I first saw a startup called Apture demonstrated in an off-the-record session at O'Reilly's by-invite-only FOO Camp several years ago. The room was packed and I had to stand on my toes outside the doorway to see Apture's Tristan Harris navigate around the Internet on a projected screen. He was highlighting words with his cursor and making related articles, photos, Wikipedia pages and YouTube videos pop off the surface of the page in a handsome little box with rounded corners. Everyone in the room made ooh and aah noises when they saw it. Wherever you saw a word - you could learn a whole lot more about it with a little swipe of your mouse.

What will the Internet look like in 5 or 10 years? Will it still be a series of linked pages that users browse through, one at a time? Google may be betting that it will be something very different, if the company's latest acquisition is any indication. Apture, the service you can see in action if you highlight any word on this ReadWriteWeb, has been acquired by Google, the two companies announced this morning. An addition to offering media-rich contextual search pop-ups on the pages of publishers who have installed the service, Apture also offers a browser plug-in that adds the same functionality to any page on the web. Much of that same functionality will be baked into Google's browser Chrome very soon.

Apture Highlights Extension Welcome Video from Apture Inc on Vimeo.

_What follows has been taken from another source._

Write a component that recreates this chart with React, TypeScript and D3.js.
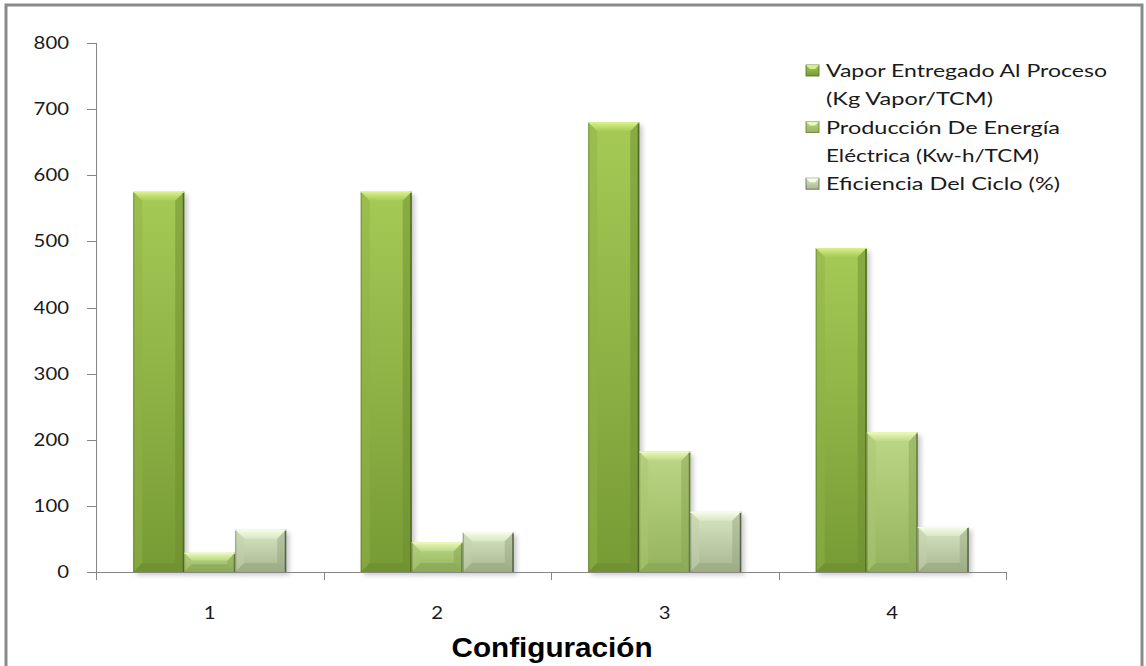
import React from "react";
import * as d3 from "d3";

const categories = ["1", "2", "3", "4"];
const seriesNames = [
  ["Vapor Entregado Al Proceso", "(Kg Vapor/TCM)"],
  ["Producción De Energía", "Eléctrica (Kw-h/TCM)"],
  ["Eficiencia Del Ciclo (%)"],
];
const vaporValues = [575, 575, 680, 490];
const energiaValues = [29, 45, 182, 211];
const eficienciaValues = [64, 60, 91, 68];
const yTicks = [0, 100, 200, 300, 400, 500, 600, 700, 800];
const xTitle = "Configuración";

const W = 1146;
const H = 666;

const palettes = [
  { top: "#a6ca55", bot: "#779b35", cap: "#d8f08c", edge: "#4f6a25", bottom: "#6c8c30", side: "#8fb148" },
  { top: "#bcd887", bot: "#95b35e", cap: "#ebf9b8", edge: "#637b3c", bottom: "#86a352", side: "#a9c672" },
  { top: "#d9e6c3", bot: "#a7b690", cap: "#f6fce8", edge: "#56624a", bottom: "#97a67f", side: "#c2d0ab" },
];

export default function App() {
  React.useEffect(() => {
    document.body.style.margin = "0";
  }, []);

  const x0 = d3.scaleBand<string>().domain(categories).range([96, 1006]).paddingInner(0).paddingOuter(0);
  const groupInner = 153 / 227.5;
  const pad = (1 - groupInner) / 2;
  const x1 = d3
    .scaleBand<number>()
    .domain([0, 1, 2])
    .range([x0.bandwidth() * pad, x0.bandwidth() * (1 - pad)]);
  const y = d3.scaleLinear().domain([0, 800]).range([572, 43]);

  const series = [vaporValues, energiaValues, eficienciaValues];
  const font = "Lato, 'Open Sans', sans-serif";

  const bars: React.ReactNode[] = [];
  series.forEach((vals, si) => {
    vals.forEach((v, ci) => {
      const bx = (x0(categories[ci]) ?? 0) + (x1(si) ?? 0);
      const bw = x1.bandwidth();
      const by = y(v);
      const bh = y(0) - by;
      const p = palettes[si];
      const b = Math.min(9, bh / 2.5, bw / 4);
      bars.push(
        <g key={`b${si}-${ci}`}>
          <rect x={bx + 3} y={by + 3} width={bw} height={bh} fill="#000" opacity={0.22} filter="url(#shadow)" />
          <rect x={bx} y={by} width={bw} height={bh} fill={`url(#grad${si})`} />
          <polygon
            points={`${bx},${by} ${bx + bw},${by} ${bx + bw - b},${by + b} ${bx + b},${by + b}`}
            fill={`url(#cap${si})`}
          />
          <polygon
            points={`${bx},${by} ${bx + b},${by + b} ${bx + b},${by + bh - b} ${bx},${by + bh}`}
            fill={p.side}
            opacity={0.5}
          />
          <polygon
            points={`${bx + bw},${by} ${bx + bw},${by + bh} ${bx + bw - b},${by + bh - b} ${bx + bw - b},${by + b}`}
            fill={p.bottom}
            opacity={0.5}
          />
          <polygon
            points={`${bx},${by + bh} ${bx + b},${by + bh - b} ${bx + bw - b},${by + bh - b} ${bx + bw},${by + bh}`}
            fill={p.bottom}
            opacity={0.6}
          />
          <line x1={bx + bw - 0.75} x2={bx + bw - 0.75} y1={by} y2={by + bh} stroke={p.edge} strokeWidth={1.5} />
          <line x1={bx + 0.5} x2={bx + 0.5} y1={by} y2={by + bh} stroke={p.edge} strokeWidth={1} opacity={0.5} />
          <line x1={bx} x2={bx + bw} y1={by + 0.5} y2={by + 0.5} stroke={p.cap} strokeWidth={1} />
        </g>
      );
    });
  });

  const legendLines: { text: string; si: number; first: boolean }[] = [];
  seriesNames.forEach((lines, si) => lines.forEach((t, li) => legendLines.push({ text: t, si, first: li === 0 })));
  const legendLengths: Record<string, number> = {
    "Vapor Entregado Al Proceso": 281,
    "(Kg Vapor/TCM)": 167,
    "Producción De Energía": 234,
    "Eléctrica (Kw-h/TCM)": 213,
    "Eficiencia Del Ciclo (%)": 234,
  };

  return (
    <div style={{ position: "absolute", left: 0, top: 0 }}>
      <svg width={W} height={H} style={{ display: "block", background: "#fff" }}>
        <defs>
          <filter id="shadow" x="-20%" y="-20%" width="140%" height="140%">
            <feGaussianBlur stdDeviation="2.5" />
          </filter>
          {palettes.map((p, i) => (
            <React.Fragment key={i}>
              <linearGradient id={`grad${i}`} x1="0" y1="0" x2="0" y2="1">
                <stop offset="0" stopColor={p.top} />
                <stop offset="1" stopColor={p.bot} />
              </linearGradient>
              <linearGradient id={`cap${i}`} x1="0" y1="0" x2="0" y2="1">
                <stop offset="0" stopColor={p.cap} />
                <stop offset="1" stopColor={p.top} />
              </linearGradient>
            </React.Fragment>
          ))}
        </defs>

        {/* frame */}
        <rect x={6} y={5} width={1136} height={680} fill="none" stroke="#8a8a8a" strokeWidth={3} />

        {/* y axis */}
        <line x1={96.5} x2={96.5} y1={y(800)} y2={y(0)} stroke="#868686" strokeWidth={1} />
        {yTicks.map((t) => (
          <g key={t}>
            <line x1={87} x2={96} y1={Math.round(y(t)) + 0.5} y2={Math.round(y(t)) + 0.5} stroke="#868686" />
            <text
              x={69}
              y={y(t) + 6}
              textAnchor="end"
              fontFamily={font}
              fontSize={17}
              fill="#1a1a1a"
              textLength={String(t).length * 11.8}
              lengthAdjust="spacingAndGlyphs"
            >
              {t}
            </text>
          </g>
        ))}

        {bars}

        {/* x axis */}
        <line x1={96} x2={1006} y1={572.5} y2={572.5} stroke="#868686" strokeWidth={1} />
        {categories.map((c, i) => {
          const left = x0(c) ?? 0;
          const right = left + x0.bandwidth();
          return (
            <g key={c}>
              <line x1={Math.round(right) + 0.5} x2={Math.round(right) + 0.5} y1={572} y2={580} stroke="#868686" />
              {i === 0 && <line x1={96.5} x2={96.5} y1={572} y2={580} stroke="#868686" />}
              <text
                x={left + x0.bandwidth() / 2}
                y={619}
                textAnchor="middle"
                fontFamily={font}
                fontSize={17}
                fill="#1a1a1a"
                textLength={11.8}
                lengthAdjust="spacingAndGlyphs"
              >
                {c}
              </text>
            </g>
          );
        })}
        <text
          x={552}
          y={657}
          textAnchor="middle"
          fontFamily="'Liberation Sans', Arial, sans-serif"
          fontWeight="bold"
          fontSize={28}
          fill="#000"
          textLength={201}
          lengthAdjust="spacingAndGlyphs"
        >
          {xTitle}
        </text>

        {/* legend */}
        {legendLines.map((l, i) => {
          const baseY = 77 + i * 28.3;
          return (
            <g key={i}>
              {l.first && (
                <g>
                  <rect x={806} y={baseY - 12} width={13} height={11} fill={`url(#grad${l.si})`} stroke={palettes[l.si].edge} strokeWidth={0.8} />
                  <polygon
                    points={`${806},${baseY - 12} ${819},${baseY - 12} ${815},${baseY - 8} ${810},${baseY - 8}`}
                    fill={palettes[l.si].cap}
                  />
                </g>
              )}
              <text
                x={826}
                y={baseY}
                fontFamily={font}
                fontSize={18}
                fill="#1a1a1a"
                textLength={legendLengths[l.text]}
                lengthAdjust="spacingAndGlyphs"
              >
                {l.text}
              </text>
            </g>
          );
        })}
      </svg>
    </div>
  );
}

I love Apture very much - I want Apture for my iPad, I want it for my phone, I want it to shoot out the end of my finger when I see words printed offline. Unfortunately, the Apture app is going to be shut down by Google in 45 days.

The very good news? The same type of functionality is going to be baked into Google Chrome in the near future. Look out, other browsers, Chrome and its users are about to get a whole lot smarter.

Google emphasized that the literal product itself is not going to be placed directly into Chrome, but said that Apture was being shut down so the team could focus on building "more things like it" as a part of Chrome.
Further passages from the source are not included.